Rows from a dataset of charts and code
____________

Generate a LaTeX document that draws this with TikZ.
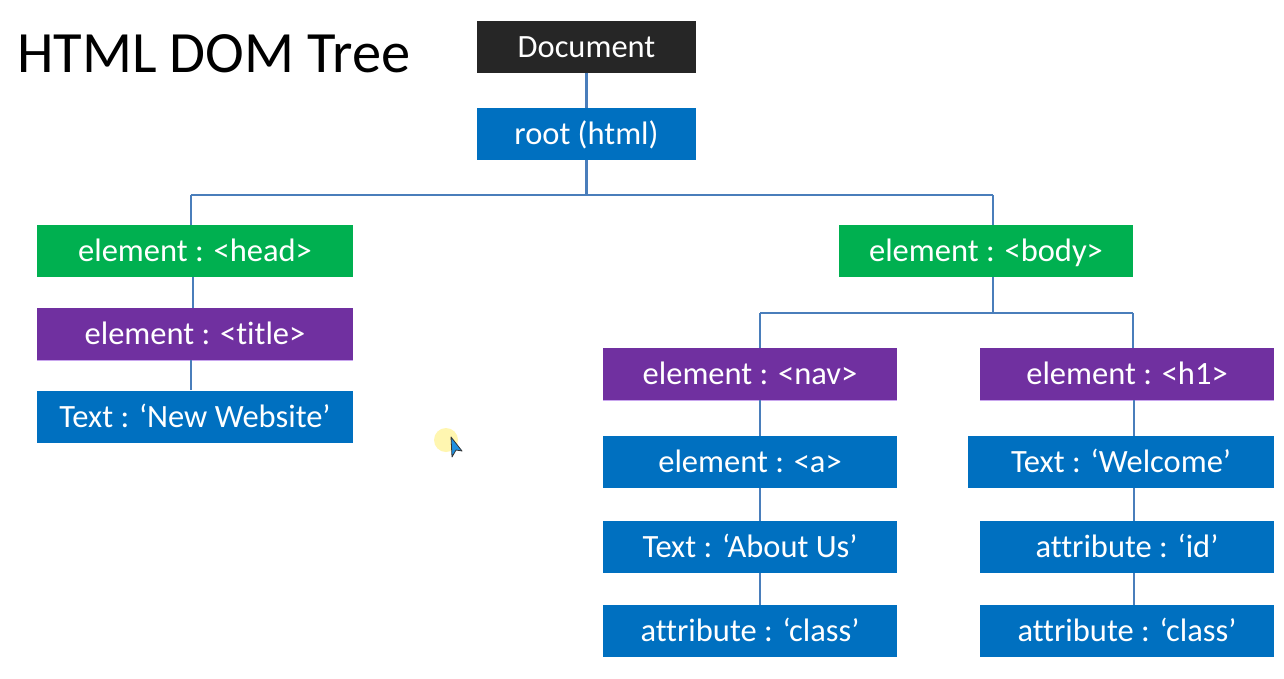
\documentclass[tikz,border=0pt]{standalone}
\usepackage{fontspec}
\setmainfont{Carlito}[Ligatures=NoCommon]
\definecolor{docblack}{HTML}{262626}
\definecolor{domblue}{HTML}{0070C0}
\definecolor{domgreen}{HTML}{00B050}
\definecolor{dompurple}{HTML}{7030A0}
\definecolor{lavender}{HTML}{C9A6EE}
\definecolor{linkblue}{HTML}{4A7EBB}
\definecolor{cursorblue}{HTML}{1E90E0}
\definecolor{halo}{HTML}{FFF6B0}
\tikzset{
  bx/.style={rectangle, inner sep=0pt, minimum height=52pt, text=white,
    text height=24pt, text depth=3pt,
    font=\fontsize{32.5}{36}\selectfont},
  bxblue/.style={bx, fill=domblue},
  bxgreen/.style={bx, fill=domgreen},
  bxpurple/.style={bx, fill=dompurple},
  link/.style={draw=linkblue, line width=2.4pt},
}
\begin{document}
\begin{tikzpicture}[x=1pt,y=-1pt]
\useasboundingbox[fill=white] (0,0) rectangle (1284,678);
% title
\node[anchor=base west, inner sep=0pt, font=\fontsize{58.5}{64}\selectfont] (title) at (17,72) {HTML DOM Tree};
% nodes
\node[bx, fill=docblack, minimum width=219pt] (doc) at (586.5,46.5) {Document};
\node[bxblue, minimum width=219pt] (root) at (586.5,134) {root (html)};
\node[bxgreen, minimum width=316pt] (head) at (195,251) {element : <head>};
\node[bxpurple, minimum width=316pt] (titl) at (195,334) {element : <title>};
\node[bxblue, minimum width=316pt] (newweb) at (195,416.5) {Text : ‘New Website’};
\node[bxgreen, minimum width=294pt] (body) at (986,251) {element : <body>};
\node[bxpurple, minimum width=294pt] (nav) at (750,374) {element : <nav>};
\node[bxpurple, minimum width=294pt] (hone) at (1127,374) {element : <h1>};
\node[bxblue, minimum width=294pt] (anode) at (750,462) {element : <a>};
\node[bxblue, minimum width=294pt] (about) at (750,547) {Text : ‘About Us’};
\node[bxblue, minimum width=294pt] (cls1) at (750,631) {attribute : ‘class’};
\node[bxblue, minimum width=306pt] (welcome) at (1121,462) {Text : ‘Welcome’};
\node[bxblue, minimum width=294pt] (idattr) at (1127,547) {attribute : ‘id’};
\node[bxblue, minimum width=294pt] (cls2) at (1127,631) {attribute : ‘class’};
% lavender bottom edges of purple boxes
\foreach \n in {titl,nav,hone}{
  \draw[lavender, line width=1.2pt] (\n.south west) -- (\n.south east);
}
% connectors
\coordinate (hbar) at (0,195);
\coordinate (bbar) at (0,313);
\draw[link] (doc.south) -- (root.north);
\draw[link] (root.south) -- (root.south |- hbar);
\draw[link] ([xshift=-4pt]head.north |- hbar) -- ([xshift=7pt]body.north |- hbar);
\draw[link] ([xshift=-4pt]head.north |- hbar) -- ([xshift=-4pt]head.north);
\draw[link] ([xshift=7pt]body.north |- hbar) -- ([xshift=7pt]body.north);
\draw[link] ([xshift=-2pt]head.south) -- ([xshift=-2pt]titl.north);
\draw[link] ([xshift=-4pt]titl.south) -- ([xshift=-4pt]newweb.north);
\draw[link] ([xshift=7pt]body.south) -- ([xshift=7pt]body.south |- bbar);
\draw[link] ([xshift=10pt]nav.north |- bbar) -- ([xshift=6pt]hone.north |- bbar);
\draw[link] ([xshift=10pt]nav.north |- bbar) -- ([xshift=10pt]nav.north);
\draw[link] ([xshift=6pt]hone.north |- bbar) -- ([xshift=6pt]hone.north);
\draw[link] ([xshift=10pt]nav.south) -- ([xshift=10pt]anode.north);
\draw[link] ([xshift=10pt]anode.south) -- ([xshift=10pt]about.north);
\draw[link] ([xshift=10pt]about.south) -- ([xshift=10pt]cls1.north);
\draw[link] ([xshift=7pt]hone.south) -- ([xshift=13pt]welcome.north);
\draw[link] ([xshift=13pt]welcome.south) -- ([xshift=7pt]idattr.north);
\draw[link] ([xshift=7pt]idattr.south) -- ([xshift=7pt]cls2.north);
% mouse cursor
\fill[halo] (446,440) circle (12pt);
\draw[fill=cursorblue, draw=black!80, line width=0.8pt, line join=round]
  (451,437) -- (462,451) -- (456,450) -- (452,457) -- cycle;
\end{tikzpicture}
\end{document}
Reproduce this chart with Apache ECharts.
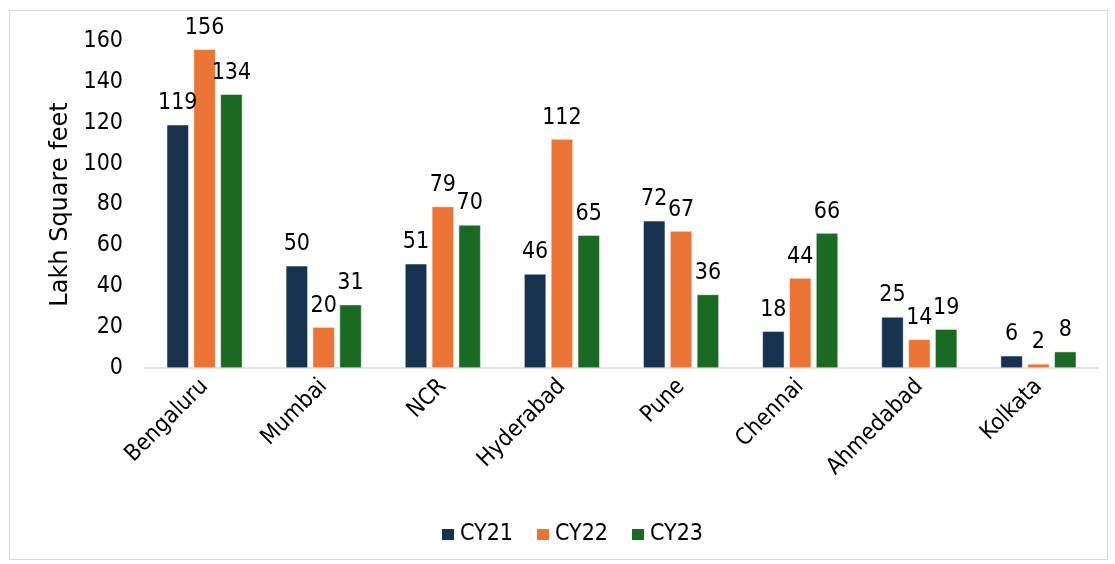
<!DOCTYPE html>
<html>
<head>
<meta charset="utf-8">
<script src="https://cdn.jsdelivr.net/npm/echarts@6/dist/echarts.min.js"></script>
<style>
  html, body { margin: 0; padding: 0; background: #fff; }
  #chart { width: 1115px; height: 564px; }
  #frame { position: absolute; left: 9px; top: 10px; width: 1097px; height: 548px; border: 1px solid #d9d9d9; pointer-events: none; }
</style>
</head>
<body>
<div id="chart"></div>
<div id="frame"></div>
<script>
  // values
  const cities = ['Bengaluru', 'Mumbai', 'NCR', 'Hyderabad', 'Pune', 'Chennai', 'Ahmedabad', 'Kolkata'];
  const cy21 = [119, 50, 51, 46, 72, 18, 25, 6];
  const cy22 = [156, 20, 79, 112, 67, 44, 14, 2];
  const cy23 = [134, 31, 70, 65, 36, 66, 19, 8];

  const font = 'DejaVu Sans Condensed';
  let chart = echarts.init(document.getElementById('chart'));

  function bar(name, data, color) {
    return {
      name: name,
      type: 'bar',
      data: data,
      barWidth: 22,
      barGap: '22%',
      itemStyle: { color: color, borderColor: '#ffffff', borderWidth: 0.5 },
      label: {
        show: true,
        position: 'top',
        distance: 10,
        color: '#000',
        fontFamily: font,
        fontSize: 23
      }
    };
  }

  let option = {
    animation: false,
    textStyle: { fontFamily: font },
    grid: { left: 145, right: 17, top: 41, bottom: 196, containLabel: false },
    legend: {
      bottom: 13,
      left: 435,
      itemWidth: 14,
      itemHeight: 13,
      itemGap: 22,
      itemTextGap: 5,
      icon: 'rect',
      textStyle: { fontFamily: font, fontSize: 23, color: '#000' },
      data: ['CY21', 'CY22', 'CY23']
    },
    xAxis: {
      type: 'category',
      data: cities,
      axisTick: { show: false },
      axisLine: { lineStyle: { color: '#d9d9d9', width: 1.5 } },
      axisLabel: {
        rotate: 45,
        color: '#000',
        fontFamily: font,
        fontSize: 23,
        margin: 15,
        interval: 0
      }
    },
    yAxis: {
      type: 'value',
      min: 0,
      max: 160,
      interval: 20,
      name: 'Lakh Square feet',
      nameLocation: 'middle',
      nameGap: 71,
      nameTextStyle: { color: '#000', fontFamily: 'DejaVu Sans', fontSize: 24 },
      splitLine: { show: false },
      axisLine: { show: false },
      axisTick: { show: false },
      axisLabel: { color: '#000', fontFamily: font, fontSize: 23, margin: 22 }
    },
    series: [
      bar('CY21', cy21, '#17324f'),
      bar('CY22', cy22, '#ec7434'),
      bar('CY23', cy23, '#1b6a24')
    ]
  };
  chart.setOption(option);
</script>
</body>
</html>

____________

→ **Exercise requirements**: Write out the entries above verbatim; the pictures do not belong in your copy.

→ **Response to this exercise**:
Generate a LaTeX document that draws this with TikZ.
\documentclass[tikz,border=0pt]{standalone}
\usepackage{fontspec}
\setmainfont{Carlito}[Ligatures=NoCommon]
\definecolor{docblack}{HTML}{262626}
\definecolor{domblue}{HTML}{0070C0}
\definecolor{domgreen}{HTML}{00B050}
\definecolor{dompurple}{HTML}{7030A0}
\definecolor{lavender}{HTML}{C9A6EE}
\definecolor{linkblue}{HTML}{4A7EBB}
\definecolor{cursorblue}{HTML}{1E90E0}
\definecolor{halo}{HTML}{FFF6B0}
\tikzset{
  bx/.style={rectangle, inner sep=0pt, minimum height=52pt, text=white,
    text height=24pt, text depth=3pt,
    font=\fontsize{32.5}{36}\selectfont},
  bxblue/.style={bx, fill=domblue},
  bxgreen/.style={bx, fill=domgreen},
  bxpurple/.style={bx, fill=dompurple},
  link/.style={draw=linkblue, line width=2.4pt},
}
\begin{document}
\begin{tikzpicture}[x=1pt,y=-1pt]
\useasboundingbox[fill=white] (0,0) rectangle (1284,678);
% title
\node[anchor=base west, inner sep=0pt, font=\fontsize{58.5}{64}\selectfont] (title) at (17,72) {HTML DOM Tree};
% nodes
\node[bx, fill=docblack, minimum width=219pt] (doc) at (586.5,46.5) {Document};
\node[bxblue, minimum width=219pt] (root) at (586.5,134) {root (html)};
\node[bxgreen, minimum width=316pt] (head) at (195,251) {element : <head>};
\node[bxpurple, minimum width=316pt] (titl) at (195,334) {element : <title>};
\node[bxblue, minimum width=316pt] (newweb) at (195,416.5) {Text : ‘New Website’};
\node[bxgreen, minimum width=294pt] (body) at (986,251) {element : <body>};
\node[bxpurple, minimum width=294pt] (nav) at (750,374) {element : <nav>};
\node[bxpurple, minimum width=294pt] (hone) at (1127,374) {element : <h1>};
\node[bxblue, minimum width=294pt] (anode) at (750,462) {element : <a>};
\node[bxblue, minimum width=294pt] (about) at (750,547) {Text : ‘About Us’};
\node[bxblue, minimum width=294pt] (cls1) at (750,631) {attribute : ‘class’};
\node[bxblue, minimum width=306pt] (welcome) at (1121,462) {Text : ‘Welcome’};
\node[bxblue, minimum width=294pt] (idattr) at (1127,547) {attribute : ‘id’};
\node[bxblue, minimum width=294pt] (cls2) at (1127,631) {attribute : ‘class’};
% lavender bottom edges of purple boxes
\foreach \n in {titl,nav,hone}{
  \draw[lavender, line width=1.2pt] (\n.south west) -- (\n.south east);
}
% connectors
\coordinate (hbar) at (0,195);
\coordinate (bbar) at (0,313);
\draw[link] (doc.south) -- (root.north);
\draw[link] (root.south) -- (root.south |- hbar);
\draw[link] ([xshift=-4pt]head.north |- hbar) -- ([xshift=7pt]body.north |- hbar);
\draw[link] ([xshift=-4pt]head.north |- hbar) -- ([xshift=-4pt]head.north);
\draw[link] ([xshift=7pt]body.north |- hbar) -- ([xshift=7pt]body.north);
\draw[link] ([xshift=-2pt]head.south) -- ([xshift=-2pt]titl.north);
\draw[link] ([xshift=-4pt]titl.south) -- ([xshift=-4pt]newweb.north);
\draw[link] ([xshift=7pt]body.south) -- ([xshift=7pt]body.south |- bbar);
\draw[link] ([xshift=10pt]nav.north |- bbar) -- ([xshift=6pt]hone.north |- bbar);
\draw[link] ([xshift=10pt]nav.north |- bbar) -- ([xshift=10pt]nav.north);
\draw[link] ([xshift=6pt]hone.north |- bbar) -- ([xshift=6pt]hone.north);
\draw[link] ([xshift=10pt]nav.south) -- ([xshift=10pt]anode.north);
\draw[link] ([xshift=10pt]anode.south) -- ([xshift=10pt]about.north);
\draw[link] ([xshift=10pt]about.south) -- ([xshift=10pt]cls1.north);
\draw[link] ([xshift=7pt]hone.south) -- ([xshift=13pt]welcome.north);
\draw[link] ([xshift=13pt]welcome.south) -- ([xshift=7pt]idattr.north);
\draw[link] ([xshift=7pt]idattr.south) -- ([xshift=7pt]cls2.north);
% mouse cursor
\fill[halo] (446,440) circle (12pt);
\draw[fill=cursorblue, draw=black!80, line width=0.8pt, line join=round]
  (451,437) -- (462,451) -- (456,450) -- (452,457) -- cycle;
\end{tikzpicture}
\end{document}
Reproduce this chart with Apache ECharts.
<!DOCTYPE html>
<html>
<head>
<meta charset="utf-8">
<script src="https://cdn.jsdelivr.net/npm/echarts@6/dist/echarts.min.js"></script>
<style>
  html, body { margin: 0; padding: 0; background: #fff; }
  #chart { width: 1115px; height: 564px; }
  #frame { position: absolute; left: 9px; top: 10px; width: 1097px; height: 548px; border: 1px solid #d9d9d9; pointer-events: none; }
</style>
</head>
<body>
<div id="chart"></div>
<div id="frame"></div>
<script>
  // values
  const cities = ['Bengaluru', 'Mumbai', 'NCR', 'Hyderabad', 'Pune', 'Chennai', 'Ahmedabad', 'Kolkata'];
  const cy21 = [119, 50, 51, 46, 72, 18, 25, 6];
  const cy22 = [156, 20, 79, 112, 67, 44, 14, 2];
  const cy23 = [134, 31, 70, 65, 36, 66, 19, 8];

  const font = 'DejaVu Sans Condensed';
  let chart = echarts.init(document.getElementById('chart'));

  function bar(name, data, color) {
    return {
      name: name,
      type: 'bar',
      data: data,
      barWidth: 22,
      barGap: '22%',
      itemStyle: { color: color, borderColor: '#ffffff', borderWidth: 0.5 },
      label: {
        show: true,
        position: 'top',
        distance: 10,
        color: '#000',
        fontFamily: font,
        fontSize: 23
      }
    };
  }

  let option = {
    animation: false,
    textStyle: { fontFamily: font },
    grid: { left: 145, right: 17, top: 41, bottom: 196, containLabel: false },
    legend: {
      bottom: 13,
      left: 435,
      itemWidth: 14,
      itemHeight: 13,
      itemGap: 22,
      itemTextGap: 5,
      icon: 'rect',
      textStyle: { fontFamily: font, fontSize: 23, color: '#000' },
      data: ['CY21', 'CY22', 'CY23']
    },
    xAxis: {
      type: 'category',
      data: cities,
      axisTick: { show: false },
      axisLine: { lineStyle: { color: '#d9d9d9', width: 1.5 } },
      axisLabel: {
        rotate: 45,
        color: '#000',
        fontFamily: font,
        fontSize: 23,
        margin: 15,
        interval: 0
      }
    },
    yAxis: {
      type: 'value',
      min: 0,
      max: 160,
      interval: 20,
      name: 'Lakh Square feet',
      nameLocation: 'middle',
      nameGap: 71,
      nameTextStyle: { color: '#000', fontFamily: 'DejaVu Sans', fontSize: 24 },
      splitLine: { show: false },
      axisLine: { show: false },
      axisTick: { show: false },
      axisLabel: { color: '#000', fontFamily: font, fontSize: 23, margin: 22 }
    },
    series: [
      bar('CY21', cy21, '#17324f'),
      bar('CY22', cy22, '#ec7434'),
      bar('CY23', cy23, '#1b6a24')
    ]
  };
  chart.setOption(option);
</script>
</body>
</html>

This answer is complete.